**** Data lines ****
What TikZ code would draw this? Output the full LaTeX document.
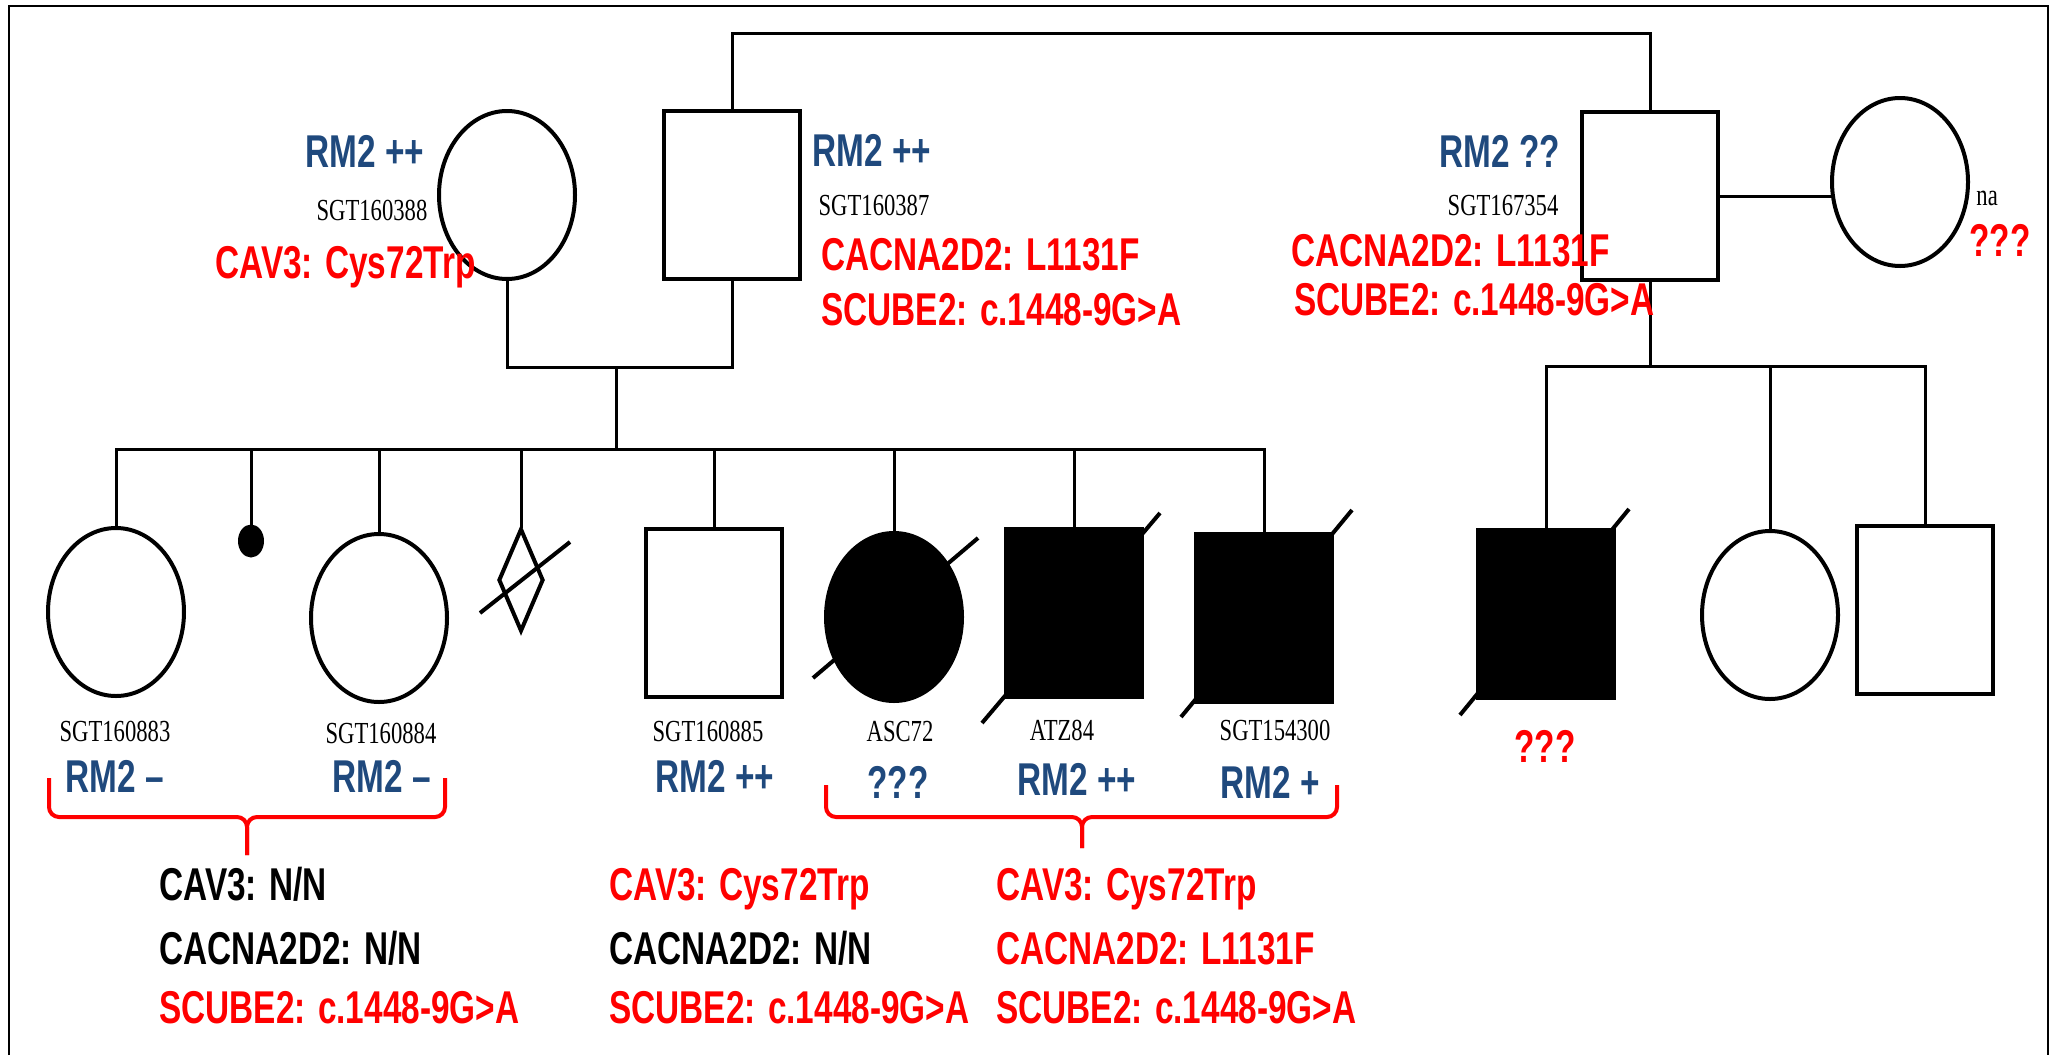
\documentclass[tikz,border=0pt]{standalone}
\usepackage{fontspec}
\newfontfamily\labfont[FakeStretch=0.725]{Liberation Sans}
\newfontfamily\idfont[FakeStretch=0.74]{Liberation Serif}
\definecolor{rmblue}{HTML}{1F497D}
\definecolor{mutred}{HTML}{FF0000}
\usetikzlibrary{shapes.geometric,positioning}

\begin{document}
\begin{tikzpicture}[x=0.5pt,y=-0.5pt,
  conn/.style={line width=1.5pt,line cap=rect},
  male/.style={draw,line width=2pt,minimum width=68pt,minimum height=84pt,inner sep=0pt},
  female/.style={male,ellipse},
  aff/.style={fill=black},
  loss/.style={fill=black,ellipse,inner sep=0pt,minimum width=13pt,minimum height=16.5pt},
  unk/.style={draw,line width=2pt,diamond,inner sep=0pt,minimum width=22.5pt,minimum height=51.5pt},
  dead/.style={line width=2pt},
  lab/.style={font=\labfont\bfseries\fontsize{23}{25}\selectfont,inner sep=0pt},
  rm/.style={lab,text=rmblue,anchor=base},
  mut/.style={lab,text=mutred,anchor=base west},
  wt/.style={lab,text=black,anchor=base west},
  sgt/.style={font=\idfont\fontsize{15.3}{17}\selectfont,inner sep=0pt,anchor=base},
  grp/.style={mutred,line width=2pt,rounded corners=5pt}]
  \useasboundingbox (0,0) rectangle (2060,1055);
  \draw[line width=0.9pt] (9,1055) |- (2048,6) -- (2048,1055);

  \node[female] (m1) at (507,195) {};
  \node[male] (f1) at (732,195) {};
  \node[male] (f2) at (1650,196) {};
  \node[female] (m2) at (1900,182) {};

  \node[female] (c1) at (116,612) {};
  \node[loss] (c2) at (251,541) {};
  \node[female] (c3) at (379,618) {};
  \node[unk] (c4) at (521,580) {};
  \node[male] (c5) at (714,613) {};
  \node[female,aff] (c6) at (894,617) {};
  \node[male,aff] (c7) at (1074,613) {};
  \node[male,aff] (c8) at (1264,618) {};
  \node[male,aff] (d1) at (1546,614) {};
  \node[female] (d2) at (1770,615) {};
  \node[male] (d3) at (1925,610) {};

  \coordinate (top) at (0,33);
  \coordinate (mar) at (616,367);
  \coordinate (sib1) at (0,449);
  \coordinate (sib2) at (0,366);

  \draw[conn] (f1.north) -- (f1.north |- top) -| (f2.north);
  \draw[conn] (m1.south) |- (mar) -| (f1.south);
  \draw[conn] (mar) -- (mar |- sib1);
  \draw[conn] (c1.north |- sib1) -- (c8.north |- sib1);
  \foreach \k in {c1,c2,c3,c4,c5,c6,c7,c8}
    \draw[conn] (\k.north) -- (\k.north |- sib1);
  \draw[conn] (f2.east) -- (m2.west |- f2.east);
  \draw[conn] (f2.south) -- (f2.south |- sib2);
  \draw[conn] (d1.north |- sib2) -- (d3.north |- sib2);
  \foreach \k in {d1,d2,d3}
    \draw[conn] (\k.north) -- (\k.north |- sib2);

  \draw[dead] ([shift={(-41,33)}]c4.center) -- ([shift={(49,-38)}]c4.center);
  \draw[dead] ([shift={(-81,61)}]c6.center) -- ([shift={(84,-79)}]c6.center);
  \draw[dead] ([shift={(-92,110)}]c7.center) -- ([shift={(86,-100)}]c7.center);
  \draw[dead] ([shift={(-83,99)}]c8.center) -- ([shift={(88,-108)}]c8.center);
  \draw[dead] ([shift={(-86,101)}]d1.center) -- ([shift={(83,-105)}]d1.center);

  \node[rm] (rm1) at (365,167) {RM2 ++};
  \node[sgt] (id1) at (372,220) {SGT160388};
  \node[mut] (v1) at (215,278) {CAV3: Cys72Trp};
  \node[rm] (rm2) at (872,166) {RM2 ++};
  \node[sgt] (id2) at (874,215) {SGT160387};
  \node[mut] (v2a) at (821,270) {CACNA2D2: L1131F};
  \node[mut] (v2b) at (821,325) {SCUBE2: c.1448-9G>A};
  \node[rm] (rm3) at (1500,167) {RM2 ??};
  \node[sgt] (id3) at (1503,215) {SGT167354};
  \node[mut] (v3a) at (1291,266) {CACNA2D2: L1131F};
  \node[mut] (v3b) at (1294,315) {SCUBE2: c.1448-9G>A};
  \node[sgt,anchor=base west] (id4) at (1976,205) {na};
  \node[lab,text=mutred,anchor=base] (q4) at (2000,256) {???};

  \node[sgt] (idc1) at (115,741) {SGT160883};
  \node[sgt] (idc3) at (381,743) {SGT160884};
  \node[sgt] (idc5) at (708,741) {SGT160885};
  \node[sgt] (idc6) at (900,741) {ASC72};
  \node[sgt] (idc7) at (1062,740) {ATZ84};
  \node[sgt] (idc8) at (1275,740) {SGT154300};

  \node[rm] (rmc1) at (115,792) {RM2 –};
  \node[rm] (rmc3) at (382,792) {RM2 –};
  \node[rm] (rmc5) at (715,792) {RM2 ++};
  \node[rm] (rmc6) at (898,798) {???};
  \node[rm] (rmc7) at (1077,795) {RM2 ++};
  \node[rm] (rmc8) at (1270,798) {RM2 +};
  \node[lab,text=mutred,anchor=base] (qd1) at (1545,762) {???};

  \coordinate (g1) at (247,817);
  \draw[grp] (49,778) |- (g1) -- ++(0,38);
  \draw[grp] (445,778) |- (g1) -- ++(0,38);
  \coordinate (g2) at (1082,817);
  \draw[grp] (826,785) |- (g2) -- ++(0,31);
  \draw[grp] (1337,785) |- (g2) -- ++(0,31);

  \node[wt] (ga1) at (159,900) {CAV3: N/N};
  \node[wt] (ga2) at (159,964) {CACNA2D2: N/N};
  \node[mut] (ga3) at (159,1023) {SCUBE2: c.1448-9G>A};
  \node[mut] (gb1) at (609,900) {CAV3: Cys72Trp};
  \node[wt] (gb2) at (609,964) {CACNA2D2: N/N};
  \node[mut] (gb3) at (609,1023) {SCUBE2: c.1448-9G>A};
  \node[mut] (gc1) at (996,900) {CAV3: Cys72Trp};
  \node[mut] (gc2) at (996,964) {CACNA2D2: L1131F};
  \node[mut] (gc3) at (996,1023) {SCUBE2: c.1448-9G>A};
\end{tikzpicture}
\end{document}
****
### What is needed
Reproduce the listing word for word and omit its pictures.

### Full output
What TikZ code would draw this? Output the full LaTeX document.
\documentclass[tikz,border=0pt]{standalone}
\usepackage{fontspec}
\newfontfamily\labfont[FakeStretch=0.725]{Liberation Sans}
\newfontfamily\idfont[FakeStretch=0.74]{Liberation Serif}
\definecolor{rmblue}{HTML}{1F497D}
\definecolor{mutred}{HTML}{FF0000}
\usetikzlibrary{shapes.geometric,positioning}

\begin{document}
\begin{tikzpicture}[x=0.5pt,y=-0.5pt,
  conn/.style={line width=1.5pt,line cap=rect},
  male/.style={draw,line width=2pt,minimum width=68pt,minimum height=84pt,inner sep=0pt},
  female/.style={male,ellipse},
  aff/.style={fill=black},
  loss/.style={fill=black,ellipse,inner sep=0pt,minimum width=13pt,minimum height=16.5pt},
  unk/.style={draw,line width=2pt,diamond,inner sep=0pt,minimum width=22.5pt,minimum height=51.5pt},
  dead/.style={line width=2pt},
  lab/.style={font=\labfont\bfseries\fontsize{23}{25}\selectfont,inner sep=0pt},
  rm/.style={lab,text=rmblue,anchor=base},
  mut/.style={lab,text=mutred,anchor=base west},
  wt/.style={lab,text=black,anchor=base west},
  sgt/.style={font=\idfont\fontsize{15.3}{17}\selectfont,inner sep=0pt,anchor=base},
  grp/.style={mutred,line width=2pt,rounded corners=5pt}]
  \useasboundingbox (0,0) rectangle (2060,1055);
  \draw[line width=0.9pt] (9,1055) |- (2048,6) -- (2048,1055);

  \node[female] (m1) at (507,195) {};
  \node[male] (f1) at (732,195) {};
  \node[male] (f2) at (1650,196) {};
  \node[female] (m2) at (1900,182) {};

  \node[female] (c1) at (116,612) {};
  \node[loss] (c2) at (251,541) {};
  \node[female] (c3) at (379,618) {};
  \node[unk] (c4) at (521,580) {};
  \node[male] (c5) at (714,613) {};
  \node[female,aff] (c6) at (894,617) {};
  \node[male,aff] (c7) at (1074,613) {};
  \node[male,aff] (c8) at (1264,618) {};
  \node[male,aff] (d1) at (1546,614) {};
  \node[female] (d2) at (1770,615) {};
  \node[male] (d3) at (1925,610) {};

  \coordinate (top) at (0,33);
  \coordinate (mar) at (616,367);
  \coordinate (sib1) at (0,449);
  \coordinate (sib2) at (0,366);

  \draw[conn] (f1.north) -- (f1.north |- top) -| (f2.north);
  \draw[conn] (m1.south) |- (mar) -| (f1.south);
  \draw[conn] (mar) -- (mar |- sib1);
  \draw[conn] (c1.north |- sib1) -- (c8.north |- sib1);
  \foreach \k in {c1,c2,c3,c4,c5,c6,c7,c8}
    \draw[conn] (\k.north) -- (\k.north |- sib1);
  \draw[conn] (f2.east) -- (m2.west |- f2.east);
  \draw[conn] (f2.south) -- (f2.south |- sib2);
  \draw[conn] (d1.north |- sib2) -- (d3.north |- sib2);
  \foreach \k in {d1,d2,d3}
    \draw[conn] (\k.north) -- (\k.north |- sib2);

  \draw[dead] ([shift={(-41,33)}]c4.center) -- ([shift={(49,-38)}]c4.center);
  \draw[dead] ([shift={(-81,61)}]c6.center) -- ([shift={(84,-79)}]c6.center);
  \draw[dead] ([shift={(-92,110)}]c7.center) -- ([shift={(86,-100)}]c7.center);
  \draw[dead] ([shift={(-83,99)}]c8.center) -- ([shift={(88,-108)}]c8.center);
  \draw[dead] ([shift={(-86,101)}]d1.center) -- ([shift={(83,-105)}]d1.center);

  \node[rm] (rm1) at (365,167) {RM2 ++};
  \node[sgt] (id1) at (372,220) {SGT160388};
  \node[mut] (v1) at (215,278) {CAV3: Cys72Trp};
  \node[rm] (rm2) at (872,166) {RM2 ++};
  \node[sgt] (id2) at (874,215) {SGT160387};
  \node[mut] (v2a) at (821,270) {CACNA2D2: L1131F};
  \node[mut] (v2b) at (821,325) {SCUBE2: c.1448-9G>A};
  \node[rm] (rm3) at (1500,167) {RM2 ??};
  \node[sgt] (id3) at (1503,215) {SGT167354};
  \node[mut] (v3a) at (1291,266) {CACNA2D2: L1131F};
  \node[mut] (v3b) at (1294,315) {SCUBE2: c.1448-9G>A};
  \node[sgt,anchor=base west] (id4) at (1976,205) {na};
  \node[lab,text=mutred,anchor=base] (q4) at (2000,256) {???};

  \node[sgt] (idc1) at (115,741) {SGT160883};
  \node[sgt] (idc3) at (381,743) {SGT160884};
  \node[sgt] (idc5) at (708,741) {SGT160885};
  \node[sgt] (idc6) at (900,741) {ASC72};
  \node[sgt] (idc7) at (1062,740) {ATZ84};
  \node[sgt] (idc8) at (1275,740) {SGT154300};

  \node[rm] (rmc1) at (115,792) {RM2 –};
  \node[rm] (rmc3) at (382,792) {RM2 –};
  \node[rm] (rmc5) at (715,792) {RM2 ++};
  \node[rm] (rmc6) at (898,798) {???};
  \node[rm] (rmc7) at (1077,795) {RM2 ++};
  \node[rm] (rmc8) at (1270,798) {RM2 +};
  \node[lab,text=mutred,anchor=base] (qd1) at (1545,762) {???};

  \coordinate (g1) at (247,817);
  \draw[grp] (49,778) |- (g1) -- ++(0,38);
  \draw[grp] (445,778) |- (g1) -- ++(0,38);
  \coordinate (g2) at (1082,817);
  \draw[grp] (826,785) |- (g2) -- ++(0,31);
  \draw[grp] (1337,785) |- (g2) -- ++(0,31);

  \node[wt] (ga1) at (159,900) {CAV3: N/N};
  \node[wt] (ga2) at (159,964) {CACNA2D2: N/N};
  \node[mut] (ga3) at (159,1023) {SCUBE2: c.1448-9G>A};
  \node[mut] (gb1) at (609,900) {CAV3: Cys72Trp};
  \node[wt] (gb2) at (609,964) {CACNA2D2: N/N};
  \node[mut] (gb3) at (609,1023) {SCUBE2: c.1448-9G>A};
  \node[mut] (gc1) at (996,900) {CAV3: Cys72Trp};
  \node[mut] (gc2) at (996,964) {CACNA2D2: L1131F};
  \node[mut] (gc3) at (996,1023) {SCUBE2: c.1448-9G>A};
\end{tikzpicture}
\end{document}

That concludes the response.